Around the Cape of Good Hope

At 1:03 AM South Africa Time or 5:03 PM East Coast Time the WT rounded Cape Agulhas the southern most tip South Africa. At that point we no longer were in the Indian Ocean but in the South Atlantic. Just two on deck, and a bottle of champagne to toast the occasion.  It was a calm rounding with a full moon to guide us. We got down to 34.55 South Latitude about five miles off the coast. 

 

Five days in Port Elizabeth waiting for a weather window was a really good thing to do.  The weather for the trip around was most quiet calm with a huge South Westerly coming on Wednesday.  We will tie up at the Victoria and Alfred in Cape Town this afternoon around 5PM.  

 

On the Indian Ocean side we saw many Black-Browed Albaross, petrels and shearwaters.  Think we saw a few Shy Albatrosses with the huge wing span.

20 November 2010

On the move again!

Good Bye Port Elizabeth!

 

This morning after checking the weather one more time, we had to wake up the two boats rafted up to us, untied all the lines (lots of them) and motored out of PE. Sorry about the wakeup call to A-Lady and Destiny, especially A-lady who were hoping to sleep in after arriving in early this a.m, but were woken to the sound of feet on the decks.

 

After finally leaving the harbor and out of the coal or magnesium ore dust there was a big boat bath. Black dust on the windward side of everything.

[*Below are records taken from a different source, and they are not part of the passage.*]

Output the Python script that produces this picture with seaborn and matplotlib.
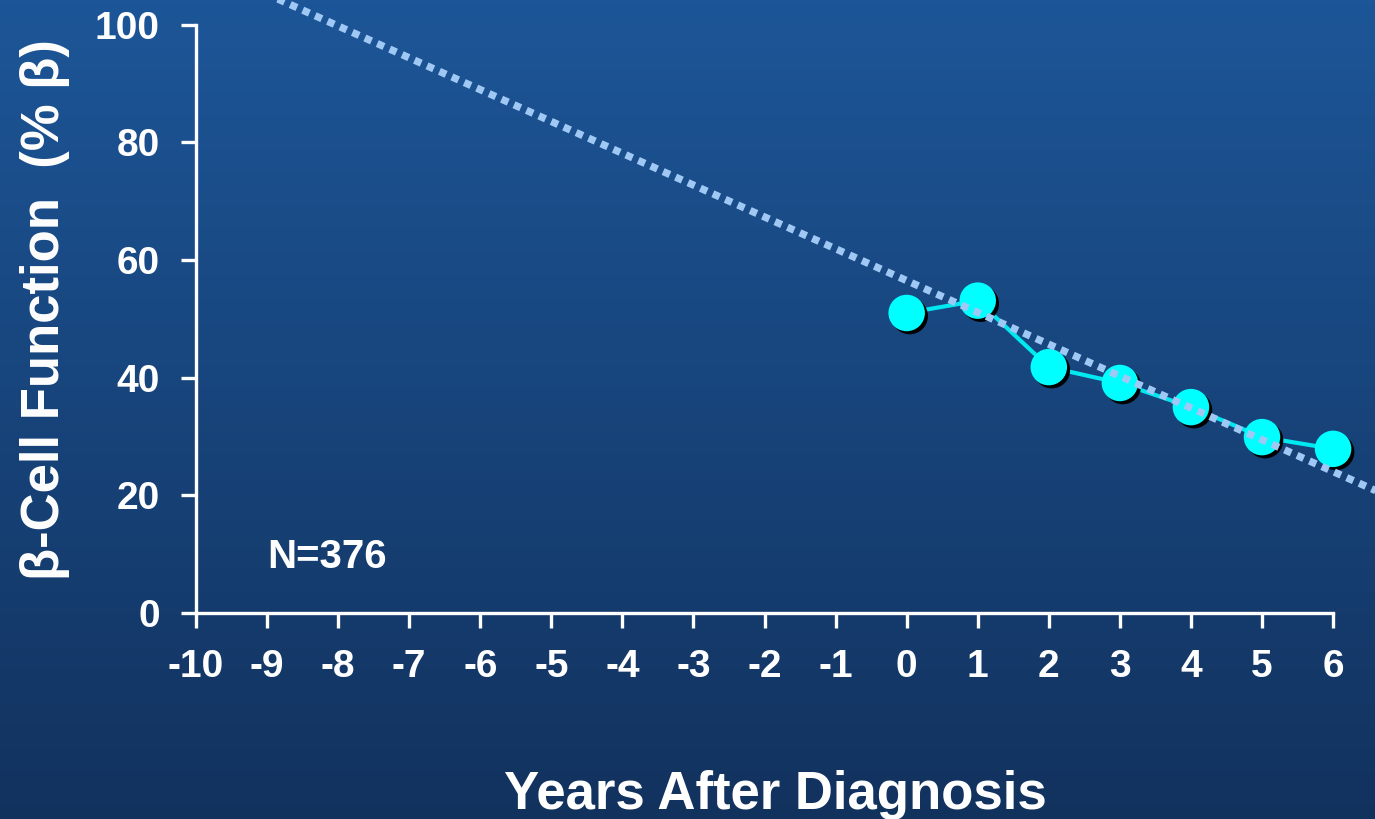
import numpy as np
import pandas as pd
import matplotlib
matplotlib.use("Agg")
import matplotlib.pyplot as plt
import matplotlib.patheffects as pe
import seaborn as sns

# UKPDS beta-cell function after diagnosis
years = [0, 1, 2, 3, 4, 5, 6]
beta_pct = [51.0, 53.1, 41.8, 39.1, 35.0, 29.9, 27.9]

# extrapolated trend (dotted), end points
trend_years = [-10, 6.6]
trend_pct = [110.6, 20.8]

xticks = list(range(-10, 7))
yticks = [0, 20, 40, 60, 80, 100]

sns.set_theme(style="white")
plt.rcParams['font.family'] = ['Liberation Sans', 'DejaVu Sans']
plt.rcParams['font.weight'] = 'bold'

fig = plt.figure(figsize=(13.75, 8.19), dpi=100)

# background gradient
bg = fig.add_axes([0, 0, 1, 1], zorder=0)
top = np.array([29, 86, 152]) / 255
bot = np.array([18, 50, 94]) / 255
t = np.linspace(0, 1, 256)[:, None]
grad = top[None, :] * (1 - t) + bot[None, :] * t
bg.imshow(grad[:, None, :], aspect='auto', extent=[0, 1, 0, 1])
bg.axis('off')

ax = fig.add_axes([196 / 1375, (819 - 613) / 819, 1 - 196 / 1375, 613 / 819], zorder=1)
ax.patch.set_alpha(0)

df = pd.DataFrame({"year": years, "pct": beta_pct})
tr = pd.DataFrame({"year": trend_years, "pct": trend_pct})

sns.lineplot(data=df, x="year", y="pct", ax=ax, color="#00e8f0", lw=3, zorder=3)
sns.scatterplot(data=df, x="year", y="pct", ax=ax, color="#00ffff", s=690,
                edgecolor='none', zorder=4,
                path_effects=[pe.SimplePatchShadow(offset=(2.2, -2.2), shadow_rgbFace='black', alpha=1),
                              pe.Normal()])
sns.lineplot(data=tr, x="year", y="pct", ax=ax, color="#9fc8f4", lw=5.3,
             linestyle=(0, (1, 0.85)), dash_capstyle='butt', zorder=5)

ax.set_xlim(-10, 6.59)
ax.set_ylim(0, 104.2)
ax.set_xticks(xticks)
ax.set_xticklabels([str(v) for v in xticks])
ax.set_yticks(yticks)
ax.set_xlabel("")
ax.set_ylabel("")

for s in ['top', 'right']:
    ax.spines[s].set_visible(False)
for s in ['left', 'bottom']:
    ax.spines[s].set_color('white')
    ax.spines[s].set_linewidth(2.4)
ax.spines['left'].set_bounds(0, 100)
ax.spines['bottom'].set_bounds(-10, 6)

ax.tick_params(axis='both', colors='white', length=11, width=2.4, labelsize=28,
               bottom=True, left=True, direction='out')
ax.tick_params(axis='x', pad=15)
ax.tick_params(axis='y', pad=15)
for lab in ax.get_xticklabels() + ax.get_yticklabels():
    lab.set_fontweight('bold')

ax.text(-9, 9.5, "N=376", color='white', fontsize=29, fontweight='bold',
        ha='left', va='center')

fig.text(775 / 1375, 1 - 795 / 819, "Years After Diagnosis", color='white',
         fontsize=38, fontweight='bold', ha='center', va='center')
fig.text(45 / 1375, 1 - 310 / 819, "\u03b2-Cell Function  (% \u03b2)", color='white',
         fontsize=38, fontweight='bold', ha='center', va='center', rotation=90)

fig.savefig("out.png", dpi=100)
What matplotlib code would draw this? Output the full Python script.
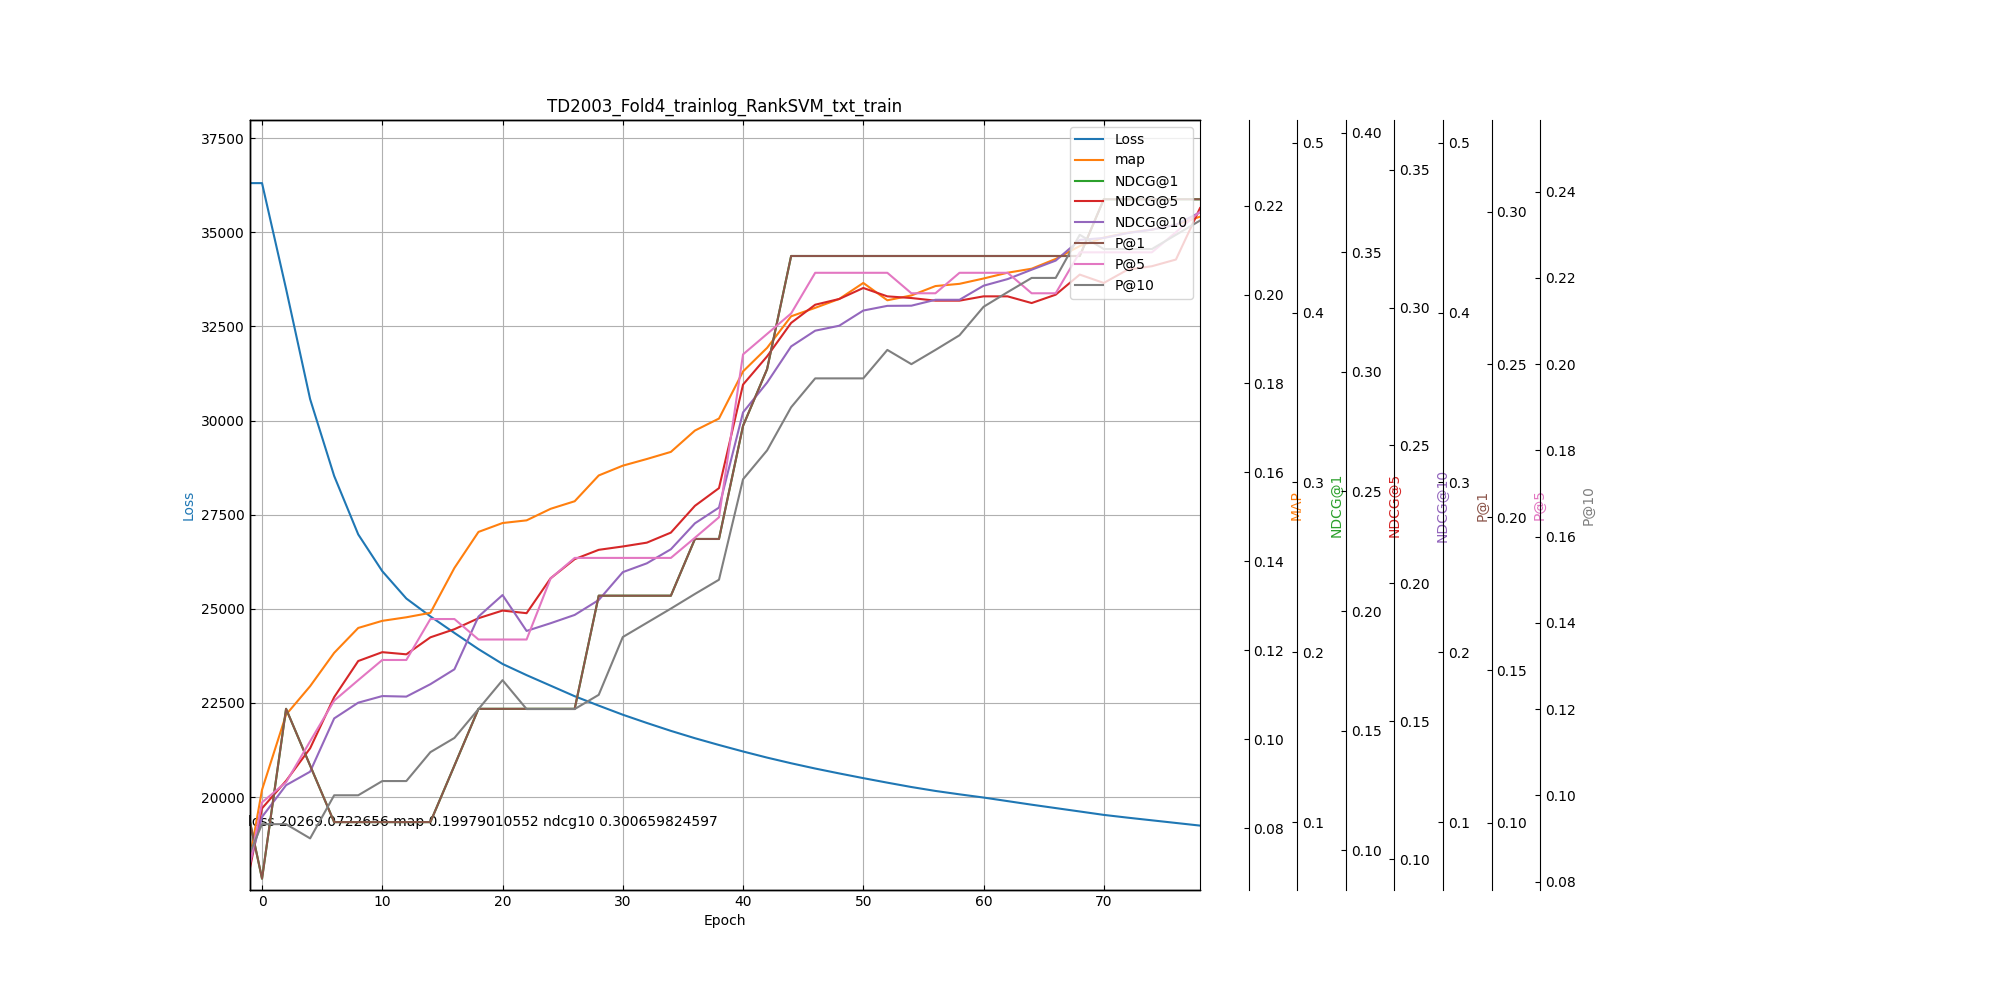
import matplotlib
matplotlib.use("Agg")
import matplotlib.pyplot as plt

epochs = [-1, 0, 2, 4, 6, 8, 10, 12, 14, 16, 18, 20, 22, 24, 26, 28, 30, 32, 34, 36, 38,
          40, 42, 44, 46, 48, 50, 52, 54, 56, 58, 60, 62, 64, 66, 68, 70, 72, 74, 76, 78]

loss = [36303, 36303, 33494, 30568, 28527, 26976, 26000, 25274, 24800, 24360, 23930,
        23537, 23240, 22960, 22680, 22430, 22189, 21970, 21760, 21565, 21385,
        21213, 21050, 20900, 20760, 20630, 20505, 20385, 20269.0722656, 20165, 20075,
        19990, 19895, 19800, 19710, 19620, 19529, 19455, 19385, 19315, 19245]

map_vals = [0.0734, 0.0886, 0.1055, 0.1119, 0.1194, 0.1250, 0.1266, 0.1274, 0.1284, 0.1385, 0.1466,
            0.1486, 0.1492, 0.1518, 0.1535, 0.1593, 0.1615, 0.1630, 0.1646, 0.1694, 0.1721,
            0.1827, 0.1880, 0.1951, 0.1970, 0.1990, 0.2026, 0.1987, 0.19979010552, 0.2019, 0.2024,
            0.2036, 0.2049, 0.2058, 0.2080, 0.2109, 0.2128, 0.2139, 0.2146, 0.2157, 0.2175]

ndcg1 = [0.1, 0.0667, 0.1667, 0.1333, 0.1, 0.1, 0.1, 0.1, 0.1, 0.1333, 0.1667,
         0.1667, 0.1667, 0.1667, 0.1667, 0.2333, 0.2333, 0.2333, 0.2333, 0.2667, 0.2667,
         0.3333, 0.3667, 0.4333, 0.4333, 0.4333, 0.4333, 0.4333, 0.4333, 0.4333, 0.4333,
         0.4333, 0.4333, 0.4333, 0.4333, 0.4333, 0.4667, 0.4667, 0.4667, 0.4667, 0.4667]

ndcg5 = [0.0926, 0.1175, 0.1290, 0.1426, 0.1640, 0.1791, 0.1828, 0.1819, 0.1890, 0.1924, 0.1970,
         0.2002, 0.1991, 0.2137, 0.2217, 0.2256, 0.2270, 0.2286, 0.2328, 0.2440, 0.2514,
         0.2947, 0.3065, 0.3205, 0.3281, 0.3305, 0.3351, 0.3316, 0.3309, 0.3298, 0.3298,
         0.3316, 0.3316, 0.3288, 0.3323, 0.3407, 0.3372, 0.3428, 0.3442, 0.3470, 0.3685]

ndcg10 = [0.0988, 0.1154, 0.1269, 0.1318, 0.1511, 0.1568, 0.1592, 0.1590, 0.1635, 0.1689, 0.1880,
          0.1958, 0.1828, 0.1856, 0.1886, 0.1940, 0.2041, 0.2073, 0.2124, 0.2218, 0.2275,
          0.2620, 0.2728, 0.2859, 0.2916, 0.2934, 0.2989, 0.3006, 0.300659824597, 0.3028, 0.3028,
          0.3079, 0.3103, 0.3137, 0.3170, 0.3245, 0.3252, 0.3270, 0.3282, 0.3300, 0.3345]

p1 = [0.1, 0.0667, 0.1667, 0.1333, 0.1, 0.1, 0.1, 0.1, 0.1, 0.1333, 0.1667,
      0.1667, 0.1667, 0.1667, 0.1667, 0.2333, 0.2333, 0.2333, 0.2333, 0.2667, 0.2667,
      0.3333, 0.3667, 0.4333, 0.4333, 0.4333, 0.4333, 0.4333, 0.4333, 0.4333, 0.4333,
      0.4333, 0.4333, 0.4333, 0.4333, 0.4333, 0.4667, 0.4667, 0.4667, 0.4667, 0.4667]

p5 = [0.0867, 0.1067, 0.1133, 0.1267, 0.1400, 0.1467, 0.1533, 0.1533, 0.1667, 0.1667, 0.1600,
      0.1600, 0.1600, 0.1800, 0.1867, 0.1867, 0.1867, 0.1867, 0.1867, 0.1933, 0.2000,
      0.2533, 0.2600, 0.2667, 0.2800, 0.2800, 0.2800, 0.2800, 0.2733, 0.2733, 0.2800,
      0.2800, 0.2800, 0.2733, 0.2733, 0.2867, 0.2867, 0.2867, 0.2867, 0.2933, 0.3000]

p10 = [0.0867, 0.0933, 0.0933, 0.0900, 0.1000, 0.1000, 0.1033, 0.1033, 0.1100, 0.1133, 0.1200,
       0.1267, 0.1200, 0.1200, 0.1200, 0.1233, 0.1367, 0.1400, 0.1433, 0.1467, 0.1500,
       0.1733, 0.1800, 0.1900, 0.1967, 0.1967, 0.1967, 0.2033, 0.2000, 0.2033, 0.2067,
       0.2133, 0.2167, 0.2200, 0.2200, 0.2300, 0.2267, 0.2267, 0.2267, 0.2300, 0.2333]

legend_labels = ["Loss", "map", "NDCG@1", "NDCG@5", "NDCG@10", "P@1", "P@5", "P@10"]
axis_labels = ["MAP", "NDCG@1", "NDCG@5", "NDCG@10", "P@1", "P@5", "P@10"]
metric_series = [map_vals, ndcg1, ndcg5, ndcg10, p1, p5, p10]
colors = ["C0", "C1", "C2", "C3", "C4", "C5", "C6", "C7"]

title = "TD2003_Fold4_trainlog_RankSVM_txt_train"
note = "loss 20269.0722656 map 0.19979010552 ndcg10 0.300659824597"

plt.rcParams.update({
    "font.family": ["DejaVu Sans"],
    "xtick.direction": "in",
    "ytick.direction": "in",
    "xtick.top": True,
})

fig = plt.figure(figsize=(20, 10), dpi=100)
ax = fig.add_subplot(111)
fig.subplots_adjust(right=0.6)

h0, = ax.plot(epochs, loss, color=colors[0], label=legend_labels[0])
ax.set_xlim(epochs[0], epochs[-1])
ax.set_ylim(17535, 37979)
ax.set_xlabel("Epoch")
ax.set_ylabel("Loss", color=colors[0])
ax.set_title(title)
ax.grid(True)
ax.text(epochs[0] - 0.15, loss[-1], note)

handles = [h0]
tw = ax
for i, vals in enumerate(metric_series):
    tw = ax.twinx()
    tw.spines["right"].set_position(("outward", 35 * (i + 1)))
    h, = tw.plot(epochs, vals, color=colors[i + 1], label=legend_labels[i + 1])
    tw.set_ylim(min(vals) * 0.9, max(vals) * 1.1)
    tw.set_ylabel(axis_labels[i], color=colors[i + 1])
    handles.append(h)

tw.legend(handles, legend_labels, loc="upper right")

fig.savefig("out.png", dpi=100)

Currently we are motoring along at 7kts, looking to get to Mossel Bay and or maybe to Cape Town. We will decide at Mossel Bay if we should keep going.

 

There’s a noticeable chill in the SW wind which is no doubt on route from Antarctica or thereabouts. We are currently at Latitude 34 10’ S and therefore 375Nm north of the ‘Roaring Forties’. There has been no shortage of locals offering their knowledge for this leg of our trip. One of the more important tips is to watch the barometer like a Hawk! We have also learned that there is more current offshore, but not to go too far off and likewise to go inshore for shelter against the westerly, but not too far in as there is a counter-current!

 

All in all, we are happy to be on the move again and excited about getting into our berth at the Victoria and Alfred Waterfront marina in Cape Town.

 

Roll on the Wild Tigris!

34 10’ S

025 14’ E

1120UTC

 

 

18 November 2010

Storm bound

Morning all

 

Wild Tigris arrived into Port Elizabeth on Monday night at 2000. It may have been different had Casey and I not been ‘talked down’ from sailing on to Cape Town in strong Easterlies by our friendly S. African weather router, Peri. As it was, we were on the rhumb line 30nm South of PE heading directly to Cape Agulhas (S. Africa’s most southerly point) and after Peri’s local knowledge, had to do a swift 90deg turn and run to port.

 

PE is a large industrial port with a small marina tucked away at the back. We are too big for any of it’s pontoons and have been relegated to the fisheries jetty where we’ve rafted alongside a couple of squid boats. We are now playing the waiting game with the notoriously changeable Cape of Good Hope (or Cape of Storms, as it was once known) weather. Recent forecasts show a possible window between tonight and Monday morning. We’re standing by for Peri’s advice at 5pm just incase Casey and I are overly optimistic again…

 

We’ll keep you posted

 

Sean

  33 58’ S

025 38’ E

0800 UTC

14 November 2010

This one's for you Anne!

Hello again from Wild Tigris,

After a ‘Wild’ time in Richard’s Bay and surrounding National Parks, we are on the Agulas again and heading to East London or Port Elizabeth if weather permits. We left Richard’s Bay at 1100 yesterday under blue sky and full sail of Gib, Staysail, Full main and mizzen. We averaged about 9.5 kts with the help of the S. going current but had to dodge back in to shallower waters to avoid a SW wind last night. We are currently back out in the current which seems to run strongest about 10-15Nm offshore, seaward of the 200m contour.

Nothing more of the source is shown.